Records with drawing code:
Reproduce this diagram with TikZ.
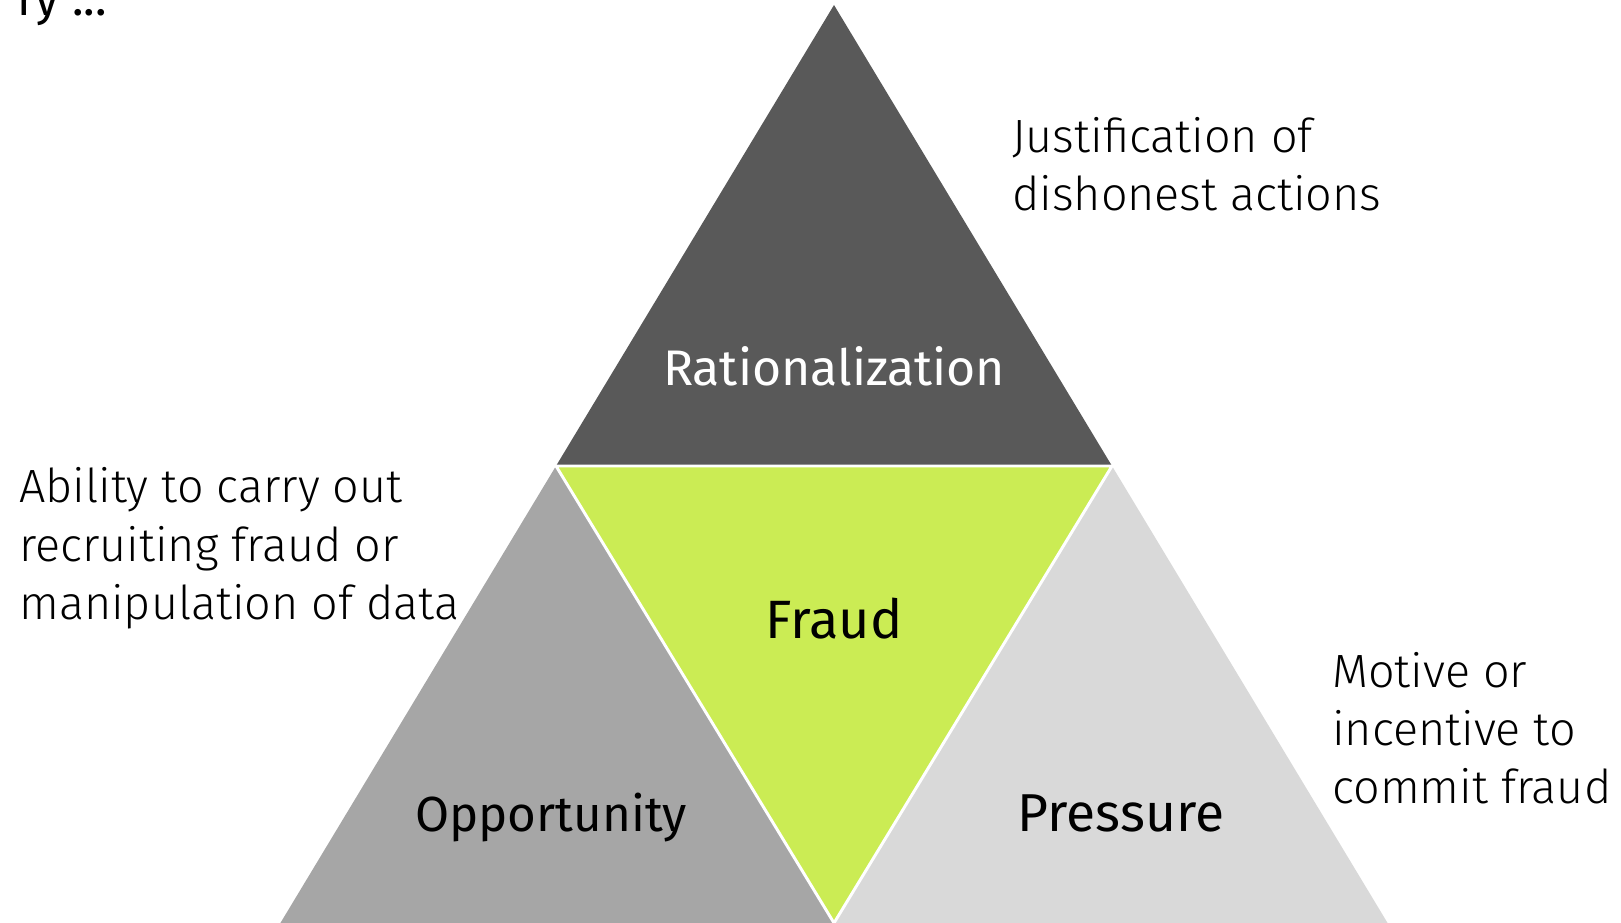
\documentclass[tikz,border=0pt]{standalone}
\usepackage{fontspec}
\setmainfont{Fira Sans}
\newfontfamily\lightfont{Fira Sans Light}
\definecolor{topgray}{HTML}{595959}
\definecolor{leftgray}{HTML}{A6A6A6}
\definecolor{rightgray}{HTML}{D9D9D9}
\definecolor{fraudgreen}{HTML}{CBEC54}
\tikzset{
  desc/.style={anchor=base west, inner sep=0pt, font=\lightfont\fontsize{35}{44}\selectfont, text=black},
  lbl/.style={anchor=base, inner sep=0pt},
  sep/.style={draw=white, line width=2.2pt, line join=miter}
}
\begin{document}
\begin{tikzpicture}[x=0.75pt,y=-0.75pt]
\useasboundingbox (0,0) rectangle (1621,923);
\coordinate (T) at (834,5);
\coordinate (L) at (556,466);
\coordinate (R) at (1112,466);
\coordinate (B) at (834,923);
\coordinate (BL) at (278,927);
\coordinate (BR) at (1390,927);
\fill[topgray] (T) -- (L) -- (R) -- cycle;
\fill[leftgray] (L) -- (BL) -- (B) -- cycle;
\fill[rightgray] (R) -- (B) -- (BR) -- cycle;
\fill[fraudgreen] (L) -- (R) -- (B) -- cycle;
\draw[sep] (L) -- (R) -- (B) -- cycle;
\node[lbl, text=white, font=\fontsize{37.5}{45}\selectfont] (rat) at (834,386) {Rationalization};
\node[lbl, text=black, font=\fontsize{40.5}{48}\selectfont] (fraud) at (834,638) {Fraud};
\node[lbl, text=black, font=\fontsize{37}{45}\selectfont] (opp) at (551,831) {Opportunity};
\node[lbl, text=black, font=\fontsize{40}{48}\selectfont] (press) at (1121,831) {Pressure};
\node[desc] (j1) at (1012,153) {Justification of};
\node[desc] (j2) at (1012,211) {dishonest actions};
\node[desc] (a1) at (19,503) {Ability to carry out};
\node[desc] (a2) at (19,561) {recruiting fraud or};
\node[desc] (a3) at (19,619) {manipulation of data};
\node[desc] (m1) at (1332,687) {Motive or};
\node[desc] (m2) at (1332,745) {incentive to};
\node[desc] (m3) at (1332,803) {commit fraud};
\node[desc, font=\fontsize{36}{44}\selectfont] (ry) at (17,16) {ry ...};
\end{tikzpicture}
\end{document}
--
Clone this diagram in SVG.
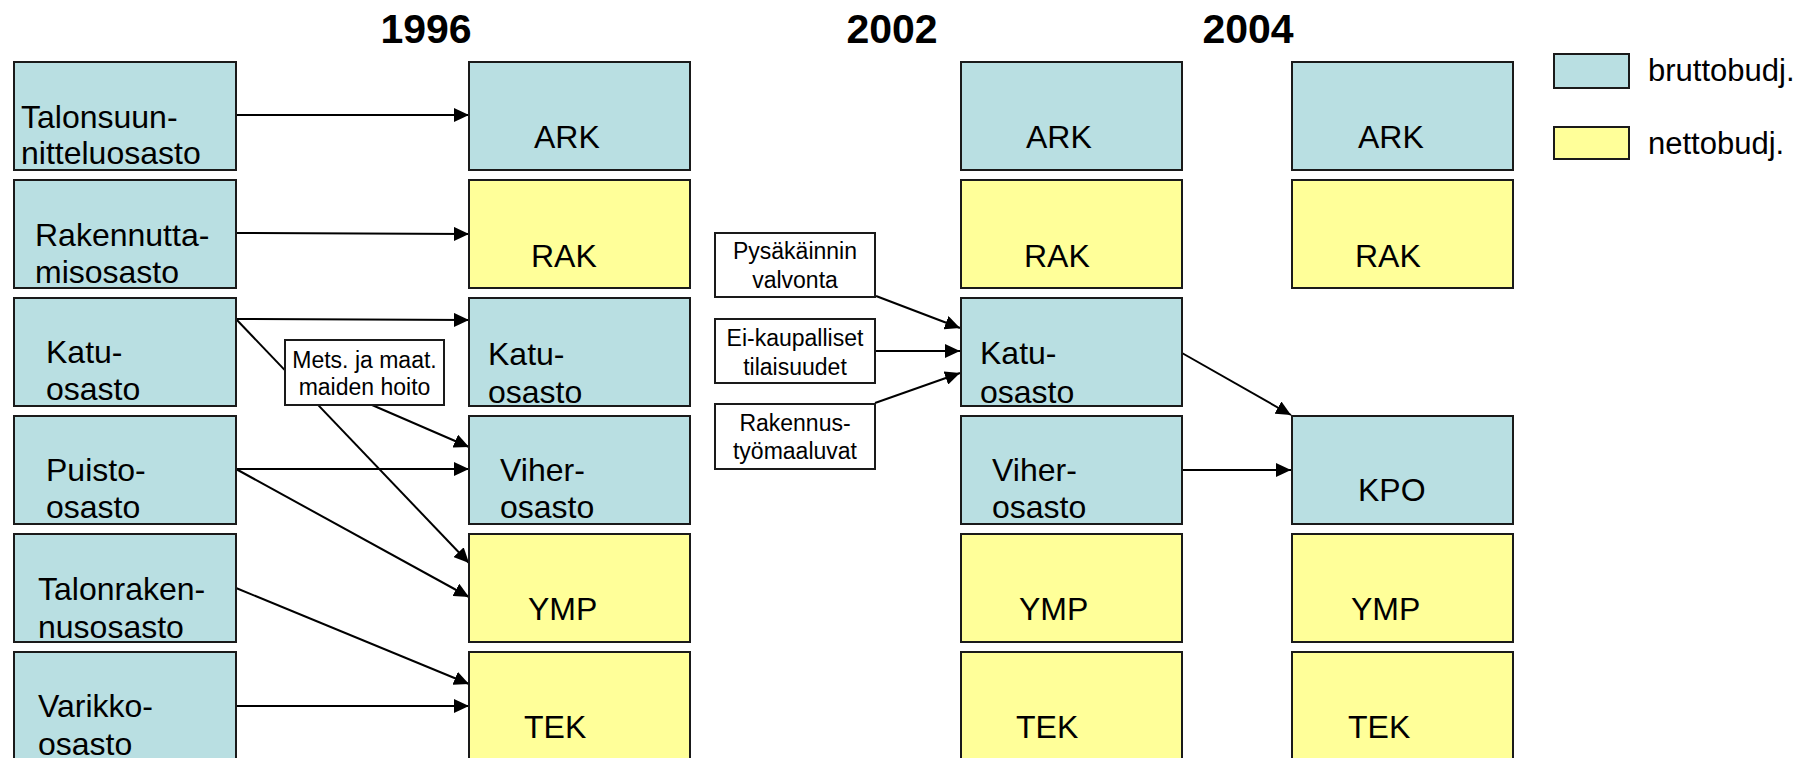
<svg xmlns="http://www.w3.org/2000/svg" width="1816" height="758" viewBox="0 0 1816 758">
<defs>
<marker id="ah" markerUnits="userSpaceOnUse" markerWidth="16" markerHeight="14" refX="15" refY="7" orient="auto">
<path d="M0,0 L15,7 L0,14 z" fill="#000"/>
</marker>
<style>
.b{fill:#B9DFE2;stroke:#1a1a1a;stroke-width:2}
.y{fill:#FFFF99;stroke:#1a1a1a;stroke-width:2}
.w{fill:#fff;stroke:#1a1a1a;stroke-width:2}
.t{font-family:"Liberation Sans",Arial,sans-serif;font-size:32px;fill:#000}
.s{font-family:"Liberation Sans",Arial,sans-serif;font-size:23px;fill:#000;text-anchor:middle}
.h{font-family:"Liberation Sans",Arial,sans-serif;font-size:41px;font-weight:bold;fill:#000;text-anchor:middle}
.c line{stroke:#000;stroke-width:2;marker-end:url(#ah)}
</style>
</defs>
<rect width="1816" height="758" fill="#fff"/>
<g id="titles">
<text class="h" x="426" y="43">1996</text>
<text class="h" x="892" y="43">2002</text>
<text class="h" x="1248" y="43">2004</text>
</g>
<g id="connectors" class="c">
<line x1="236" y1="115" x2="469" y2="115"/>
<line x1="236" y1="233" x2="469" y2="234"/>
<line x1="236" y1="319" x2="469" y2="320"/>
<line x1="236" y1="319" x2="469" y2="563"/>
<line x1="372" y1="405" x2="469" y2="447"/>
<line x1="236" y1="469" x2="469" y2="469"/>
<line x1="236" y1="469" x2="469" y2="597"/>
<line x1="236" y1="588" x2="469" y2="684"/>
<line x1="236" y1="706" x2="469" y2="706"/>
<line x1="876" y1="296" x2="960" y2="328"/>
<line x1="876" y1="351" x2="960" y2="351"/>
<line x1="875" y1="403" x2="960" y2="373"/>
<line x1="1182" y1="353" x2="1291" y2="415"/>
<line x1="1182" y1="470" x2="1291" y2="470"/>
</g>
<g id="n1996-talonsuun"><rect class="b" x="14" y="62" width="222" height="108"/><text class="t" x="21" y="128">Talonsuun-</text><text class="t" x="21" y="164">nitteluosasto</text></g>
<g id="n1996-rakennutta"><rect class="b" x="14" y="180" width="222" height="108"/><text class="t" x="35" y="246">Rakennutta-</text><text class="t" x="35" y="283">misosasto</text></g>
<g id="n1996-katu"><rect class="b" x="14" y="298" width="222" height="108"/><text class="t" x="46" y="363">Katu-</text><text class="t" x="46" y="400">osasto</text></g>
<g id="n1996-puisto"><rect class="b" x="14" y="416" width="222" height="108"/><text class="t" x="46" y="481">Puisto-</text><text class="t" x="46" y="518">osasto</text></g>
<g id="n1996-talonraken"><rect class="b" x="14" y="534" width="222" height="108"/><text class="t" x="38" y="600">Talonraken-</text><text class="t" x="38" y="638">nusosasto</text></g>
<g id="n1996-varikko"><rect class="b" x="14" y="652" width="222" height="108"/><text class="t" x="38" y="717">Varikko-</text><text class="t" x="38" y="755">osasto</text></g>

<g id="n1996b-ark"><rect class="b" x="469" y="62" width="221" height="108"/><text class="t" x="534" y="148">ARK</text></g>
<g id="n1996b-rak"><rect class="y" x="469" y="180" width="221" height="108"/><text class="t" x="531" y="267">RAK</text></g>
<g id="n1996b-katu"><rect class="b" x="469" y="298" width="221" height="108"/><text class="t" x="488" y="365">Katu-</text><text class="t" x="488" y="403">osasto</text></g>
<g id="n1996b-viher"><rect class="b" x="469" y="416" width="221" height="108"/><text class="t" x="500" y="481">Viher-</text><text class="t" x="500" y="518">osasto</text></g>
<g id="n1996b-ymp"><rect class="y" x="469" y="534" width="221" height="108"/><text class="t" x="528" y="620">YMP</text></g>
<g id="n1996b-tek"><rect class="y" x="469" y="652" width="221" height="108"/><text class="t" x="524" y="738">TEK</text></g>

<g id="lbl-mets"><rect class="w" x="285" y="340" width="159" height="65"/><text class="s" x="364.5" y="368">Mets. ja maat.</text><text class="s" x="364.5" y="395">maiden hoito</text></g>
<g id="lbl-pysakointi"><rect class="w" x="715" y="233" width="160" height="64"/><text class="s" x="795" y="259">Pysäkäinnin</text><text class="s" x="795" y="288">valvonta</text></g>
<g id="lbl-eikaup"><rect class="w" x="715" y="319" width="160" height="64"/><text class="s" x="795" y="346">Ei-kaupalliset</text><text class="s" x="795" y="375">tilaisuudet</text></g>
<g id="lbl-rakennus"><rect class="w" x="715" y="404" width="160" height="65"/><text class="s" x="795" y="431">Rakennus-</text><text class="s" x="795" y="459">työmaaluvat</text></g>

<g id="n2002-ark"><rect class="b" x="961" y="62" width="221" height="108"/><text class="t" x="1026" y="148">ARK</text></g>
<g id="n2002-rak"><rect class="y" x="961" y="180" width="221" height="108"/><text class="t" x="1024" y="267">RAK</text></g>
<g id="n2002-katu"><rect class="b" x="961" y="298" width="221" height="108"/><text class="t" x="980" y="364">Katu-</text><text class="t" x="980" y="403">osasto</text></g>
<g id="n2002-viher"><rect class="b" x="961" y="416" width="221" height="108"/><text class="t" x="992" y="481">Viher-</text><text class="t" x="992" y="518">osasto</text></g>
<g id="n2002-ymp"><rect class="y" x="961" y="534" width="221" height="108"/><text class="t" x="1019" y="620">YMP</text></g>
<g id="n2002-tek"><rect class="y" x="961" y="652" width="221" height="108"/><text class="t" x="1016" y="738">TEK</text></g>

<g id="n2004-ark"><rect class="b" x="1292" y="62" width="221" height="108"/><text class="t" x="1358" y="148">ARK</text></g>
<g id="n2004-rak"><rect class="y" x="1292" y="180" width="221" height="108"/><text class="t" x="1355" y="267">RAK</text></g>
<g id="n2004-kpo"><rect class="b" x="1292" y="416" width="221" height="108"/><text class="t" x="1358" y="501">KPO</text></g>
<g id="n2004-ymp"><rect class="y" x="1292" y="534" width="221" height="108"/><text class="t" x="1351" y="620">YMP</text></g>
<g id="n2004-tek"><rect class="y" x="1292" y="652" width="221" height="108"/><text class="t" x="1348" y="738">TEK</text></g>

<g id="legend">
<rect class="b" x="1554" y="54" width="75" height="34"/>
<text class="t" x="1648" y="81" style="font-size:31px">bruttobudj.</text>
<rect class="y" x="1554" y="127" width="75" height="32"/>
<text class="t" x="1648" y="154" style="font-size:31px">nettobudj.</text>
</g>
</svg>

### What to work on
From the data above, copy each line that holds "diagram".

### Final result
Reproduce this diagram with TikZ.
Clone this diagram in SVG.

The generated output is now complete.